Nobody had explained to them how they might go about building a new existence, and they were far from alone. St Petersburg was a city built on industry and research facilities, many of which had strong links to the military and navy. No other part of the country had as many inhabitants with university degrees or doctorates; it was the source of the vast majority of naval innovation, and a home for the brains behind the ill-fated Soviet space shuttle. And then suddenly this incredible accumulation of mental and technical resources was rendered worthless. A million people were effectively thrown onto the street with no means of fending for themselves. A further 500,000 simply left, while those who stayed were faced with a series of ugly choices. If you wanted to feed your family, could you afford to leave those valuable books to rest unprofitably on your shelves? If you wanted to clothe your children, could you justify holding your antique furniture back from the market round the corner? The people who knew how to work with their hands could always find something to do; if you had a practical skill then you could exchange your expertise for money, food or even a bottle of vodka.
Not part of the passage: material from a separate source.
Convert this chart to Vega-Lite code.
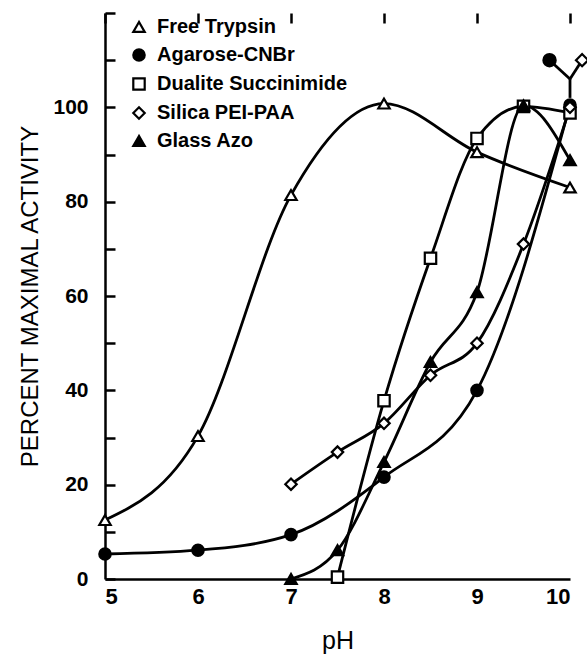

It was far harder to find anyone willing to swap a loaf of bread for a lecture on particle physics. For the doctors, scientists and teachers, tragedy, more often than not, arrived in cruelly measured portions of humiliation and stupefaction. We could barely believe it; the nation that had been the first to send a man into outer space could no longer even feed its own people.

Those who had become accustomed to the paternalism of the Soviet state – a secure job in a secure environment, free healthcare; in short a comprehensive safety net – now found themselves exposed. They were left only with feelings of unfairness and insecurity, feelings which still haunt them a quarter of a century later. Yet in some ways, these are the lucky ones. It has been estimated that 25 million people have died young since the collapse of communism. Some of them took their own lives – there were many macabre stories of entire families committing suicide together – while many others succumbed to illnesses, their bodies hollowed out by the strain of this new existence. Tuberculosis rates remained high at a time when it had almost been eradicated in the developed world, and countless men and women still struggle with chronic alcoholism. Even more serious for Russia’s demographics after 1991 was that the birth rate plummeted; only in recent years, and with considerable state encouragement, is it beginning to pick up again. The life expectancy of Russian males fell from sixty-four in 1990 to fifty-eight in 1994.